The book was supposedly printed in an edition of 100. After being withdrawn from Henderson's Bomb Shop, Charing Cross Road, the remaining stock was bought by Jacob Mendelson, who had helped finance the project in the first place with a £30 investment. These remainders stayed in storage until the 1960s, when interest in Bomberg began to be rekindled. No sooner had Mendelson started to sell off the copies that had been in storage for 40 years, than most of the remaining books were destroyed in a fire.

==Demobilization==
Bomberg had spent time in the trenches of the Western Front, first with the Royal Engineers from November 1915, then with the King's Royal Rifle Corps from 1916. The experience destroyed his faith in mechanized progress. He was demobbed in 1918, and given a commission by the Canadian War Memorials Fund, though he was warned to ’steer clear of Cubism and Futurism’.

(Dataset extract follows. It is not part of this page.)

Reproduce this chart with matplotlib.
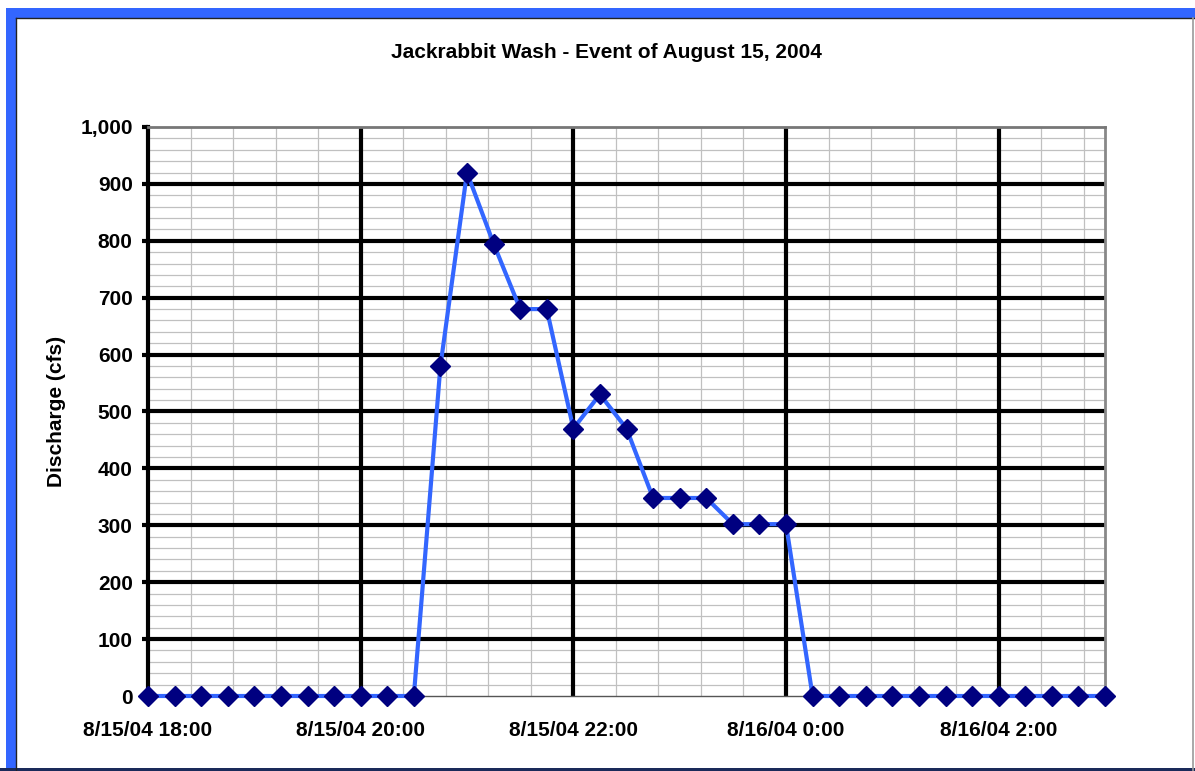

His first version of ‘Sappers at Work: A Canadian Tunnelling Company’ retained 'much of the freedom of colour and structure he had developed in the pre-war period, but [introduced] recognizable figures that no longer conform to the mechanistic vision of the Mud Bath.' It was rejected out of hand as a 'futurist abortion.' It was while he was going through the protracted negotiations that led to the acceptance of the second version, an almost photorealist work, that he decided to revisit the drawings that became Russian Ballet. This return to Vorticist ideas would be the last time Bomberg dealt in abstraction; despite being one of the first artists in Europe to develop a fully realised abstract style, the new work he developed in the twenties would tend toward expressive, loosely handled landscapes.

===Posthumous reception===
More-or-less ignored for the rest of his life, Bomberg's reputation has continued to grow since his death in 1957. His work is now held in a number of major museums worldwide, including the Tate, National Galleries of Scotland, National Gallery of Canada, Ashmolean, Cleveland Museum of Art and Philadelphia Museum of Art. Russian Ballet has entered a number of prestigious collections including the V&A, British Library, Tate, UCLA and the National Gallery of Australia.